■ **REQUEST**:
Repeat each line of the material below exactly as it appears, minus any pictures.

■ **GIVEN MATERIAL**:

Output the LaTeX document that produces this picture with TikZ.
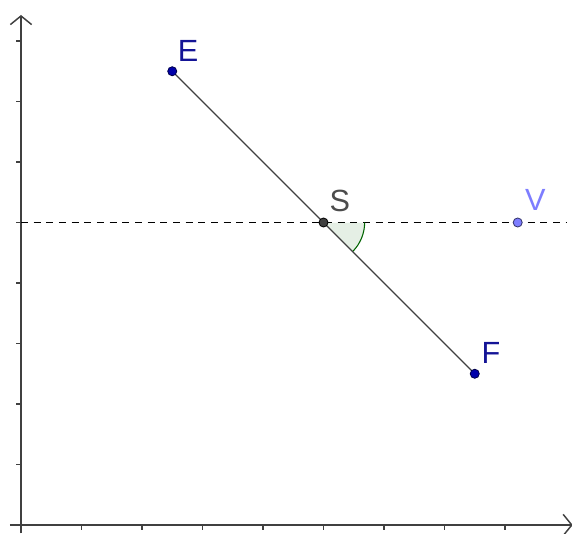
\documentclass[tikz,border=0pt]{standalone}
\usepackage{fontspec}
\setmainfont{Liberation Sans}
\usetikzlibrary{arrows.meta}
\definecolor{ptblue}{RGB}{0,0,170}
\definecolor{lblblue}{RGB}{20,20,150}
\definecolor{vcol}{RGB}{125,125,255}
\definecolor{angcol}{RGB}{0,100,0}
\begin{document}
\begin{tikzpicture}[x=45.375pt,y=45.375pt,
  axis/.style={line width=1.1pt,draw=black!75,-{Straight Barb[length=6.5pt,width=16pt,line width=1.1pt]}},
  tick/.style={line width=1.1pt,draw=black!75},
  pt/.style={circle,inner sep=0pt,minimum size=6.8pt,line width=0.6pt},
  lbl/.style={inner sep=0pt,font=\fontsize{23}{26}\selectfont}]
\useasboundingbox (-0.3471,-0.1322) rectangle (9.1074,8.6777);
% axes
\coordinate (xs) at (-0.182,0);
\coordinate (xe) at (9.12,0);
\coordinate (ys) at (0,-0.14);
\coordinate (ye) at (0,8.43);
\draw[axis] (xs) -- (xe);
\draw[axis] (ys) -- (ye);
\foreach \i in {1,...,8} {\draw[tick] (\i,0) -- (\i,-0.09);}
\foreach \i in {1,...,8} {\draw[tick] (0,\i) -- (-0.09,\i);}
% dashed line
\coordinate (dl) at (0,5);
\coordinate (dr) at (9.02,5);
\draw[dash pattern=on 5.2pt off 4.3pt,line width=1pt] (dl) -- (dr);
% points coords
\coordinate (Ec) at (2.5,7.5);
\coordinate (Fc) at (7.5,2.5);
\coordinate (Sc) at (5,5);
% angle
\fill[angcol,fill opacity=0.1] (Sc) -- ++(0:0.68) arc[start angle=0,end angle=-45,radius=0.68] -- cycle;
\draw[angcol,line width=0.8pt] (Sc) ++(0:0.68) arc[start angle=0,end angle=-45,radius=0.68];
% segment
\draw[line width=1pt,black!75] (Ec) -- (Fc);
% points
\node[pt,fill=ptblue,draw=black!70!blue] (E) at (Ec) {};
\node[pt,fill=ptblue,draw=black!70!blue] (F) at (Fc) {};
\node[pt,fill=black!75,draw=black] (S) at (Sc) {};
\node[pt,fill=vcol,draw=black!60!vcol] (V) at (8.21,5) {};
% labels
\node[lbl,text=lblblue] (El) at (2.76,7.83) {E};
\node[lbl,text=black!70] (Sl) at (5.27,5.36) {S};
\node[lbl,text=lblblue] (Fl) at (7.77,2.84) {F};
\node[lbl,text=vcol] (Vl) at (8.50,5.37) {V};
\end{tikzpicture}
\end{document}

■ **CORRECT OUTPUT**:
Output the LaTeX document that produces this picture with TikZ.
\documentclass[tikz,border=0pt]{standalone}
\usepackage{fontspec}
\setmainfont{Liberation Sans}
\usetikzlibrary{arrows.meta}
\definecolor{ptblue}{RGB}{0,0,170}
\definecolor{lblblue}{RGB}{20,20,150}
\definecolor{vcol}{RGB}{125,125,255}
\definecolor{angcol}{RGB}{0,100,0}
\begin{document}
\begin{tikzpicture}[x=45.375pt,y=45.375pt,
  axis/.style={line width=1.1pt,draw=black!75,-{Straight Barb[length=6.5pt,width=16pt,line width=1.1pt]}},
  tick/.style={line width=1.1pt,draw=black!75},
  pt/.style={circle,inner sep=0pt,minimum size=6.8pt,line width=0.6pt},
  lbl/.style={inner sep=0pt,font=\fontsize{23}{26}\selectfont}]
\useasboundingbox (-0.3471,-0.1322) rectangle (9.1074,8.6777);
% axes
\coordinate (xs) at (-0.182,0);
\coordinate (xe) at (9.12,0);
\coordinate (ys) at (0,-0.14);
\coordinate (ye) at (0,8.43);
\draw[axis] (xs) -- (xe);
\draw[axis] (ys) -- (ye);
\foreach \i in {1,...,8} {\draw[tick] (\i,0) -- (\i,-0.09);}
\foreach \i in {1,...,8} {\draw[tick] (0,\i) -- (-0.09,\i);}
% dashed line
\coordinate (dl) at (0,5);
\coordinate (dr) at (9.02,5);
\draw[dash pattern=on 5.2pt off 4.3pt,line width=1pt] (dl) -- (dr);
% points coords
\coordinate (Ec) at (2.5,7.5);
\coordinate (Fc) at (7.5,2.5);
\coordinate (Sc) at (5,5);
% angle
\fill[angcol,fill opacity=0.1] (Sc) -- ++(0:0.68) arc[start angle=0,end angle=-45,radius=0.68] -- cycle;
\draw[angcol,line width=0.8pt] (Sc) ++(0:0.68) arc[start angle=0,end angle=-45,radius=0.68];
% segment
\draw[line width=1pt,black!75] (Ec) -- (Fc);
% points
\node[pt,fill=ptblue,draw=black!70!blue] (E) at (Ec) {};
\node[pt,fill=ptblue,draw=black!70!blue] (F) at (Fc) {};
\node[pt,fill=black!75,draw=black] (S) at (Sc) {};
\node[pt,fill=vcol,draw=black!60!vcol] (V) at (8.21,5) {};
% labels
\node[lbl,text=lblblue] (El) at (2.76,7.83) {E};
\node[lbl,text=black!70] (Sl) at (5.27,5.36) {S};
\node[lbl,text=lblblue] (Fl) at (7.77,2.84) {F};
\node[lbl,text=vcol] (Vl) at (8.50,5.37) {V};
\end{tikzpicture}
\end{document}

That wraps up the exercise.